The numbers reinforce Falk’s value as a clear-headed, pure passer — he received a grade from Pro-Football Focus that made him the 12th-best overall quarterback in the nation last year. These rankings don’t overstate the value of the misleading but eye-popping yardage totals that Leach’s system fosters — it creates a level, context neutral playing field for players to be evaluated for their contributions on a per-play basis.

And for his passing, he was rated second in the nation in ESPN’s Pass EPA, a stat that measures a quarterback’s “expected points added on plays with pass attempts.” Essentially, Falk created the second-most value in the nation with his arm last season.

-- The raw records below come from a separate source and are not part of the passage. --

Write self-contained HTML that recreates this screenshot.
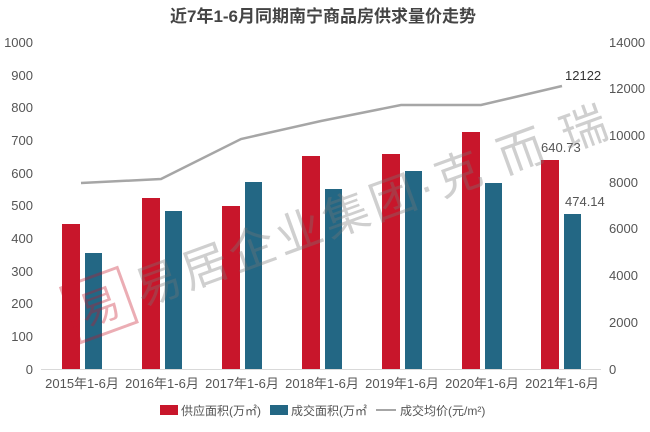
<!DOCTYPE html>
<html><head><meta charset="utf-8"><style>
body{margin:0;background:#fff}
svg text{font-family:"Liberation Sans","Noto Sans CJK SC",sans-serif}
</style></head><body>
<svg width="650" height="427" xmlns="http://www.w3.org/2000/svg">
<text x="323" y="22" text-anchor="middle" font-size="17" font-weight="bold" fill="#444">近7年1-6月同期南宁商品房供求量价走势</text>
<g font-size="13" fill="#555">
<g text-anchor="end">
<text x="33" y="47">1000</text><text x="33" y="80">900</text><text x="33" y="112">800</text><text x="33" y="145">700</text><text x="33" y="178">600</text><text x="33" y="210">500</text><text x="33" y="243">400</text><text x="33" y="276">300</text><text x="33" y="308">200</text><text x="33" y="341">100</text><text x="33" y="374">0</text>
</g>
<text x="609" y="47">14000</text><text x="609" y="93">12000</text><text x="609" y="140">10000</text><text x="609" y="187">8000</text><text x="609" y="233">6000</text><text x="609" y="280">4000</text><text x="609" y="327">2000</text><text x="609" y="374">0</text>
</g>
<line x1="41" y1="369.5" x2="601" y2="369.5" stroke="#d9d9d9"/>
<g fill="#c8162b">
<rect x="62" y="224" width="18" height="145"/><rect x="142" y="198" width="18" height="171"/><rect x="222" y="206" width="18" height="163"/><rect x="302" y="156" width="18" height="213"/><rect x="382" y="154" width="18" height="215"/><rect x="462" y="132" width="18" height="237"/><rect x="541" y="160" width="18" height="209"/>
</g>
<g fill="#236784">
<rect x="85" y="253" width="17" height="116"/><rect x="165" y="211" width="17" height="158"/><rect x="245" y="182" width="17" height="187"/><rect x="325" y="189" width="17" height="180"/><rect x="405" y="171" width="17" height="198"/><rect x="485" y="183" width="17" height="186"/><rect x="564" y="214" width="17" height="155"/>
</g>
<polyline points="81,183 161,179 241,139 321,121 401,105 481,105 562,86" fill="none" stroke="#a6a6a6" stroke-width="2.5"/>
<g font-size="13" fill="#333">
<text x="565" y="80">12122</text>
<text x="541" y="152" fill="#555">640.73</text>
<text x="565" y="206" fill="#555">474.14</text>
</g>
<g font-size="13" fill="#555" text-anchor="middle">
<text x="82" y="388">2015年1-6月</text><text x="162" y="388">2016年1-6月</text><text x="242" y="388">2017年1-6月</text><text x="322" y="388">2018年1-6月</text><text x="402" y="388">2019年1-6月</text><text x="482" y="388">2020年1-6月</text><text x="562" y="388">2021年1-6月</text>
</g>
<g font-size="12" fill="#555">
<rect x="160" y="405" width="18" height="10" fill="#c8162b"/><text x="181" y="415">供应面积(万㎡)</text>
<rect x="270" y="405" width="18" height="10" fill="#236784"/><text x="291" y="415">成交面积(万㎡</text>
<line x1="376" y1="410" x2="396" y2="410" stroke="#a6a6a6" stroke-width="2"/><text x="400" y="415">成交均价(元/m²)</text>
</g>
<g opacity="0.35" transform="translate(0,-45) rotate(-20 300 230)">
<rect x="40" y="245" width="60" height="58" fill="none" stroke="#c8162b" stroke-width="3"/>
<text x="70" y="290" font-size="40" fill="#c8162b" text-anchor="middle">易</text>
<text x="110" y="290" font-size="46" fill="#777" letter-spacing="4">易居企业集团·克 而 瑞</text>
</g>
</svg>
</body></html>
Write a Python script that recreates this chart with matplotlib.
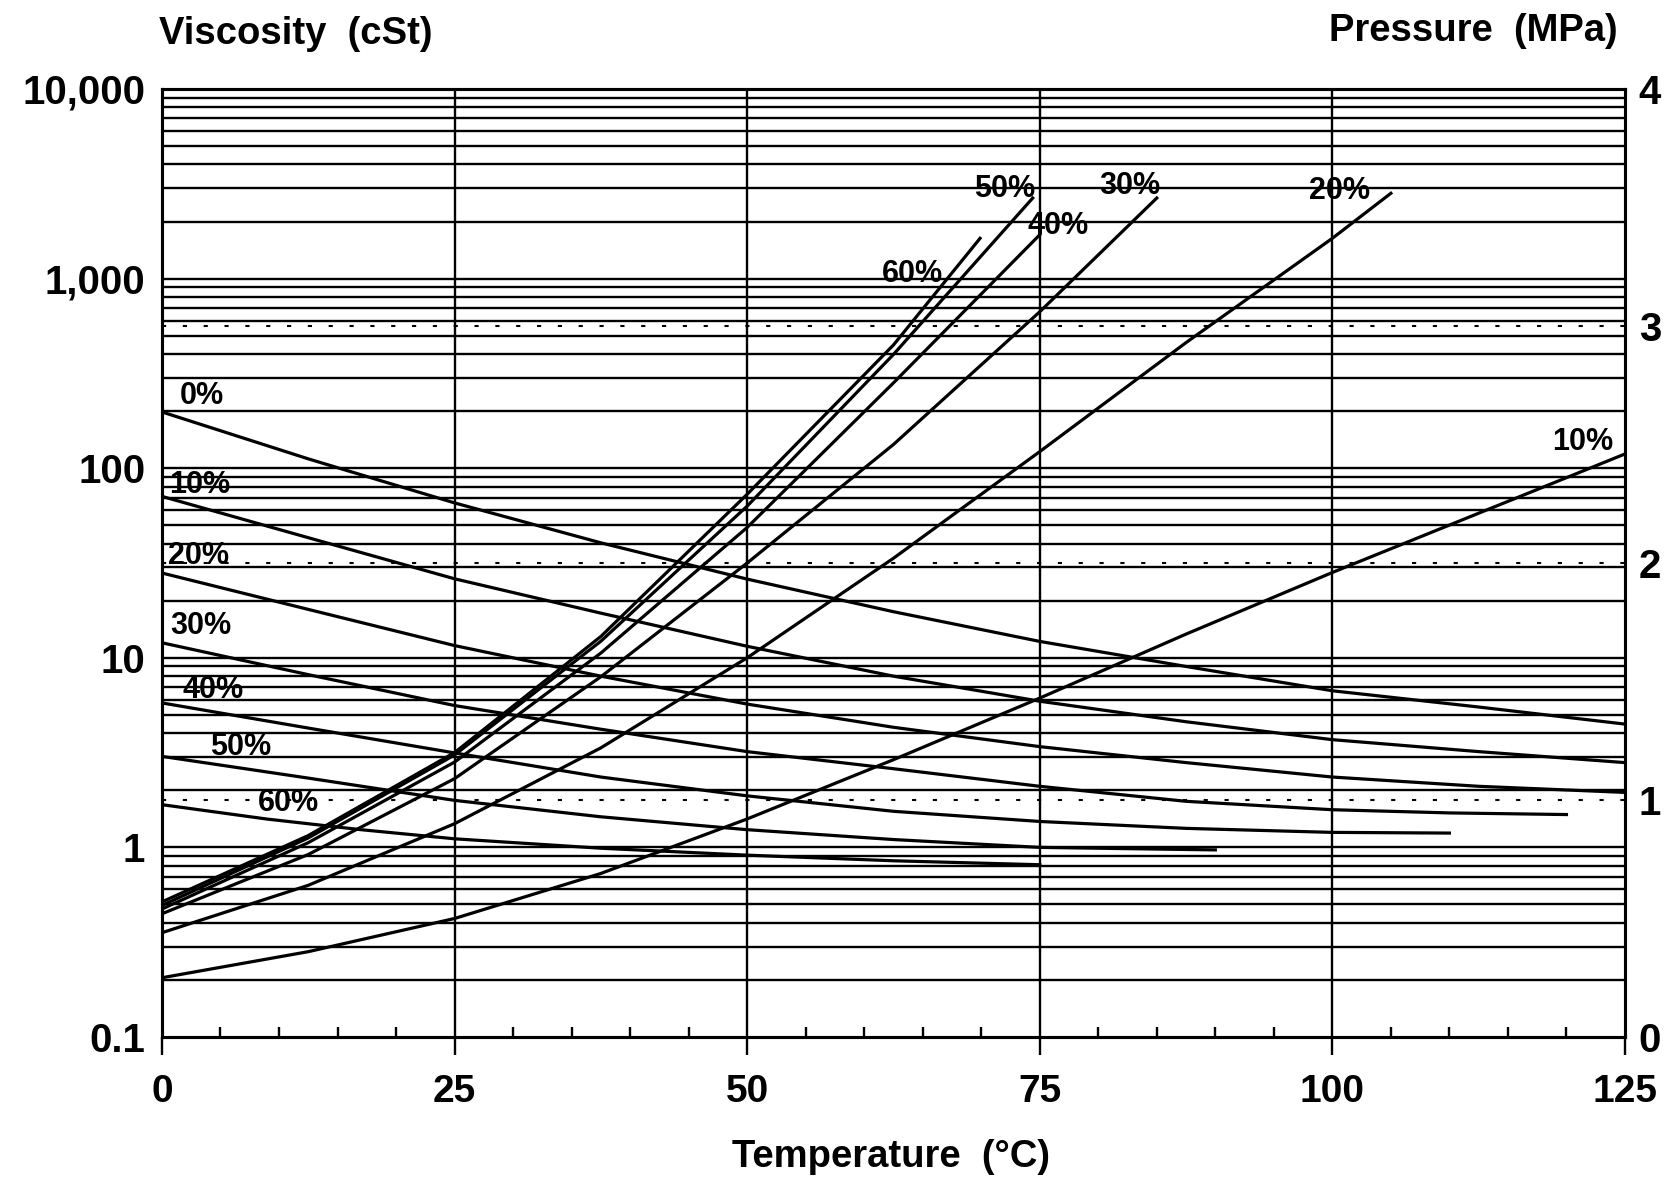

Considering those numbers, it’s hard to make the case that Falk has succeeded solely because of his simplified offensive system. It has made it easier on him, but the reports of such a system making dominance automatic for Falk have been greatly exaggerated.

The entrenched reputation of Leach’s system heavily colors perceptions of Falk’s performance -- something he’ll need to shed if he wants to become a legitimate Heisman contender this season.

Falk could put up the kind of production necessary to warrant such consideration, if he didn’t already. With another year under his belt, Falk could put up gaudy numbers, perhaps enough that they’d be impossible to ignore. If he does, that could help his Cougars take the next step and make the Pac-12 North a four-team race.

As usual, you can trust that he’ll be boringly flashy enough to do it.